Having demonstrated to her that shooting is a very enjoyable pastime, I decided it was time for politics and philosophy on the drive back to town while she was still in the afterglow of discovering a marvelous new activity. After some awkward discussion, she was the one who cut to bone of the issue and challenged me to explain why Second Amendment advocates are so dedicated to words penned so long ago. How is such a thing still relevant? Is not ‘gun violence’ reason enough to heavily restrict the ownership and use of firearms, enjoyment notwithstanding?
After the usual statistical arguments (Wouldn’t we be better off banning bicycles and fists to save lives? They take more live, after all.) I tried a different tack. During the ‘Arab Spring’ she was very enamored of the romantic thought of people rising up and casting off a tyrant, especially the fall of Gadafi in Libya (the long-term consequences being a separate issue). I gently inquired how the Libyans were able to overthrow the man. I gently steered her into recognizing that they were able to do so because they had armed themselves.

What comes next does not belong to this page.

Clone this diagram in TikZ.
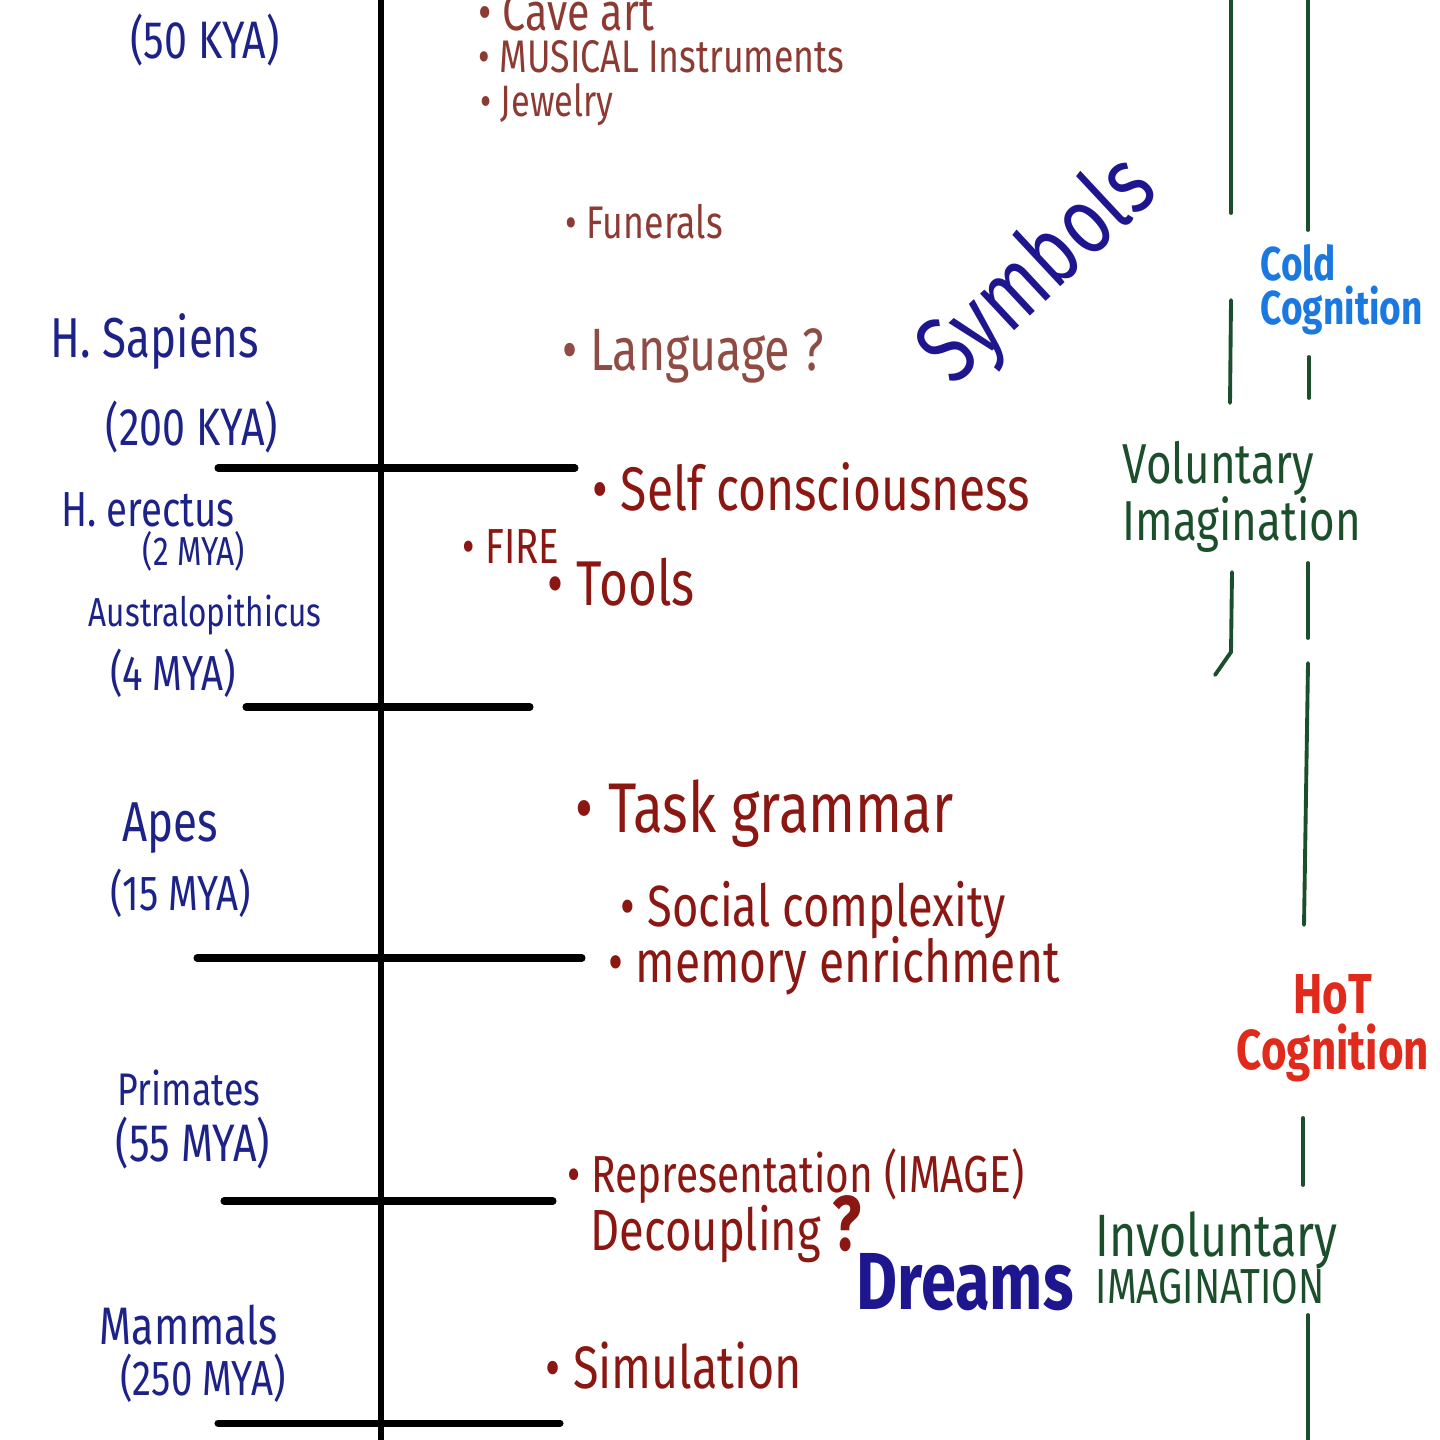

Unarmed demonstrations can be put down. Armed revolutionaries are an entirely different matter. I likened this to the American Revolution. She understood the analogy easily enough, but was unwilling to make the intellectual leap to recognizing that the maintenance of an armed American populace is ultimately a safeguard against tyranny. After all, she inquired, isn’t America past that? Too civilized? I asked her, what makes us all that different from those folks across the Atlantic. Isn’t human nature universal and more or less uniform?

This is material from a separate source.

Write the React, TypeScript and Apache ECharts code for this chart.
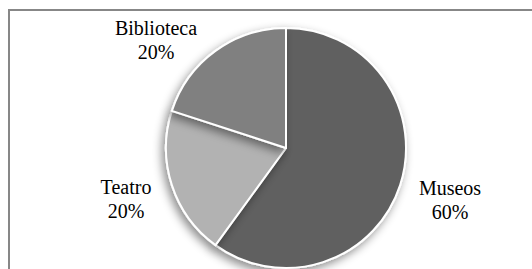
import React, { useEffect, useRef } from "react";
import * as echarts from "echarts";

const categories = ["Museos", "Teatro", "Biblioteca"];
const values = [60, 20, 20];
const colors = ["#606060", "#b2b2b2", "#808080"];
// label block centres (layout only)
const labelPos: [number, number][] = [
  [450, 200],
  [126, 199],
  [156, 40],
];

export default function App() {
  const ref = useRef<HTMLDivElement>(null);
  useEffect(() => {
    document.body.style.margin = "0";
    const chart = echarts.init(ref.current!, undefined, { renderer: "svg" });
    chart.setOption({
      animation: false,
      backgroundColor: "#ffffff",
      graphic: [
        {
          type: "rect",
          shape: { x: 9, y: 10, width: 560, height: 300 },
          style: { fill: "none", stroke: "#878787", lineWidth: 2 },
          silent: true,
        },
      ],
      series: [
        {
          type: "pie",
          center: [286, 148],
          radius: 120,
          startAngle: 90,
          clockwise: true,
          data: categories.map((c, i) => ({
            name: c,
            value: values[i],
            itemStyle: { color: colors[i] },
          })),
          itemStyle: {
            borderColor: "#ffffff",
            borderWidth: 2,
            shadowBlur: 10,
            shadowOffsetX: -3,
            shadowOffsetY: 4,
            shadowColor: "rgba(0,0,0,0.45)",
          },
          label: {
            show: true,
            position: "outside",
            formatter: "{b}\n{d}%",
            fontFamily: "'Liberation Serif', 'Times New Roman', serif",
            fontSize: 20,
            lineHeight: 24,
            color: "#000000",
            align: "center",
          },
          labelLine: { show: false },
          labelLayout: (params: any) => {
            const p = labelPos[params.dataIndex];
            return { x: p[0], y: p[1], align: "center", verticalAlign: "middle" };
          },
          emphasis: { disabled: true },
        },
      ],
    });
    return () => chart.dispose();
  }, []);
  return (
    <div
      ref={ref}
      style={{ position: "absolute", left: 0, top: 0, width: 532, height: 269 }}
    />
  );
}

She started to more-or-less say that we are ‘better’ than them, but bit off her words, unwilling to assert racial or cultural superiority, per her other beliefs. Neither of us spoke a word for several minutes. I finally gently inquired that if firearms are the ultimate safeguard against government gone wrong, what’s so bad about their insignificant statistical cost? She didn’t reply, but her brow was furrowed with the struggle of reconciling that argument with her pro-gun control beliefs. When the conversation resumed, it turned to other issues, and I didn’t press further, deciding I may have pushed my luck a bit much for one day.

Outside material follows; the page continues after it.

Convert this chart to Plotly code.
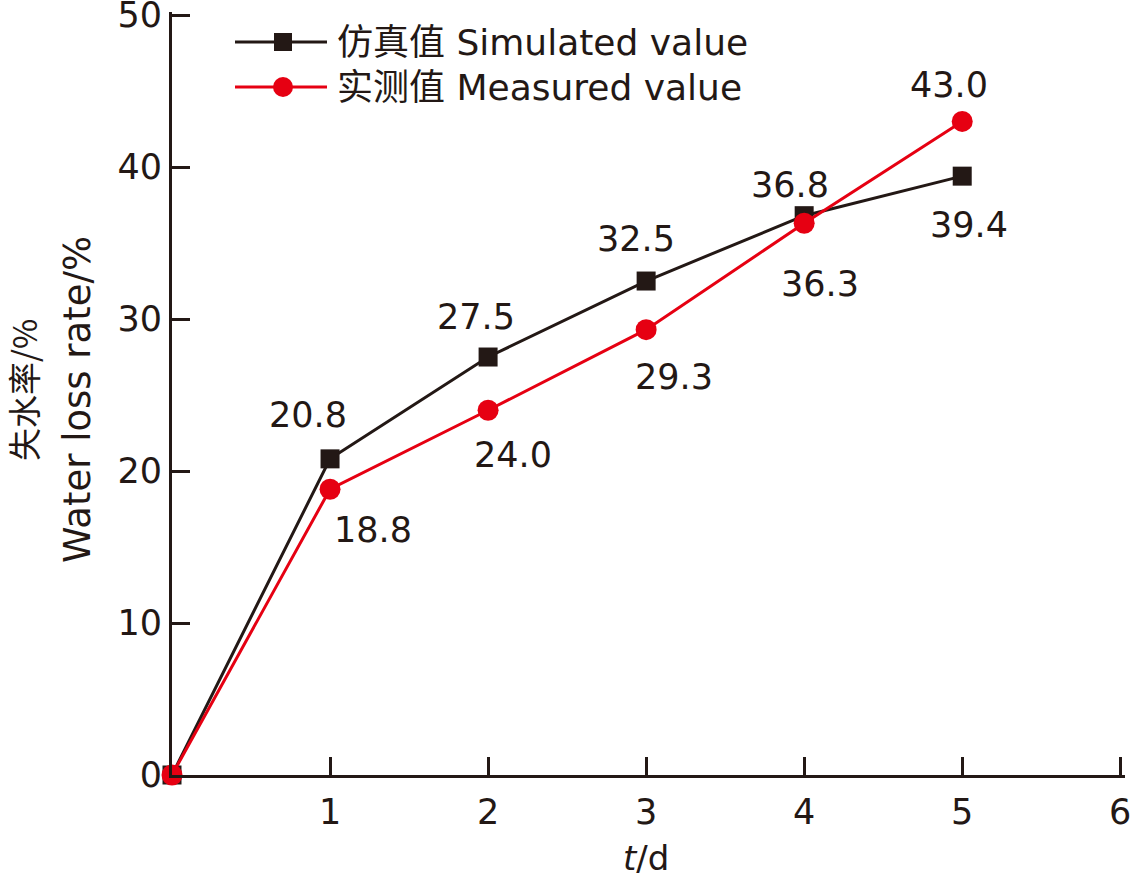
import plotly.graph_objects as go

days = [0, 1, 2, 3, 4, 5]
simulated = [0, 20.8, 27.5, 32.5, 36.8, 39.4]
measured = [0, 18.8, 24.0, 29.3, 36.3, 43.0]
x_ticks = [1, 2, 3, 4, 5, 6]
y_ticks = [0, 10, 20, 30, 40, 50]
sim_name = "仿真值 Simulated value"
mea_name = "实测值 Measured value"

BLACK = "#231815"
RED = "#E60012"
FONT = "DejaVu Sans, Noto Sans CJK SC, sans-serif"
CJK = "Noto Sans CJK SC, DejaVu Sans"
W, H = 1134, 877
ML, MR, MT, MB = 172, 9, 12, 102
PW, PH = W - ML - MR, H - MT - MB


def px(xp):
    return (xp - ML) / PW


def py(yp):
    return (H - MB - yp) / PH


fig = go.Figure()
fig.add_trace(go.Scatter(x=days, y=simulated, mode="lines+markers", name=sim_name,
                         line=dict(color=BLACK, width=3),
                         marker=dict(symbol="square", size=19, color=BLACK),
                         cliponaxis=False, showlegend=False))
fig.add_trace(go.Scatter(x=days, y=measured, mode="lines+markers", name=mea_name,
                         line=dict(color=RED, width=3),
                         marker=dict(symbol="circle", size=21, color=RED),
                         cliponaxis=False, showlegend=False))

# data labels (offsets in pixels)
sim_off = [None, (-22, 44), (-12, 40), (-10, 42), (-14, 31), (7, -49)]
mea_off = [None, (43, -41), (25, -45), (28, -47), (16, -61), (-13, 36)]
annotations = []
for xs, vals, offs in ((days, simulated, sim_off), (days, measured, mea_off)):
    for xv, v, o in zip(xs, vals, offs):
        if o is None:
            continue
        annotations.append(dict(x=xv, y=v, xref="x", yref="y", text=f"{v:.1f}",
                                showarrow=False, xshift=o[0], yshift=o[1],
                                xanchor="center", yanchor="middle",
                                font=dict(family=FONT, size=35, color=BLACK)))

# y-axis title (two lines)
annotations.append(dict(x=px(23), y=py(390), xref="paper", yref="paper", text="失水率/%",
                        textangle=-90, showarrow=False, xanchor="center", yanchor="middle",
                        font=dict(family=CJK, size=33, color=BLACK)))
annotations.append(dict(x=px(78), y=py(400), xref="paper", yref="paper", text="Water loss rate/%",
                        textangle=-90, showarrow=False, xanchor="center", yanchor="middle",
                        font=dict(family=FONT, size=37, color=BLACK)))
# x-axis title
annotations.append(dict(x=3, y=py(858), xref="x", yref="paper", text="<i>t</i>/d",
                        showarrow=False, xanchor="center", yanchor="middle",
                        font=dict(family=FONT, size=34, color=BLACK)))

# custom legend
shapes = []
for row_y, col, name, sym in ((42, BLACK, sim_name, "square"), (87, RED, mea_name, "circle")):
    shapes.append(dict(type="line", xref="paper", yref="paper",
                       x0=px(235), x1=px(327), y0=py(row_y), y1=py(row_y),
                       line=dict(color=col, width=3)))
    if sym == "square":
        shapes.append(dict(type="rect", xref="paper", yref="paper",
                           x0=px(274), x1=px(292), y0=py(row_y + 9), y1=py(row_y - 9),
                           fillcolor=col, line=dict(width=0)))
    else:
        shapes.append(dict(type="circle", xref="paper", yref="paper",
                           x0=px(273), x1=px(293), y0=py(row_y + 10), y1=py(row_y - 10),
                           fillcolor=col, line=dict(width=0)))
    annotations.append(dict(x=px(335), y=py(row_y), xref="paper", yref="paper",
                            xanchor="left", yanchor="middle", text=name, showarrow=False,
                            font=dict(family=FONT, size=36, color=BLACK)))

fig.update_layout(
    width=W, height=H, autosize=False,
    margin=dict(l=ML, r=MR, t=MT, b=MB, pad=0, autoexpand=False),
    paper_bgcolor="white", plot_bgcolor="white",
    annotations=annotations, shapes=shapes,
    xaxis=dict(range=[0, 6.03], tickvals=x_ticks, ticktext=[str(t) for t in x_ticks],
               automargin=False, ticklabeloverflow="allow",
               showgrid=False, zeroline=False, showline=True, linecolor=BLACK, linewidth=3,
               ticks="inside", ticklen=18, tickwidth=3, tickcolor=BLACK,
               ticklabelstandoff=4,
               tickfont=dict(family=FONT, size=35, color=BLACK)),
    yaxis=dict(range=[0, 50.2], tickvals=y_ticks, ticktext=[str(t) for t in y_ticks],
               automargin=False, ticklabeloverflow="allow",
               showgrid=False, zeroline=False, showline=True, linecolor=BLACK, linewidth=3,
               ticks="inside", ticklen=18, tickwidth=3, tickcolor=BLACK,
               ticklabelstandoff=0,
               tickfont=dict(family=FONT, size=35, color=BLACK)),
)

fig.write_html("out.html", config={"displayModeBar": False},
               post_script="document.body.style.margin='0';")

After parting ways, I began to wonder: would she come around? Would she at least want to go shooting again? Or would she turn back to old ways and hold against me my pro-gun beliefs in the same way as she done to her ex? A full turnaround of her beliefs was simply to much to hope for. I decided I would settle for some small of sign of her relenting.
Three days later, she left me a voicemail:
“Hey, sorry to disturb, I was just wondering if you’d maybe want to take me shooting again. I, uh, tried to find some of that .22 rifle ammunition, but I couldn’t, so I got a box of .30-06 instead at Walmart. Hope that’s okay. Anyway, give me a call either way.”
I wonder what’ll happen when she discovers that guns come in pink and purple.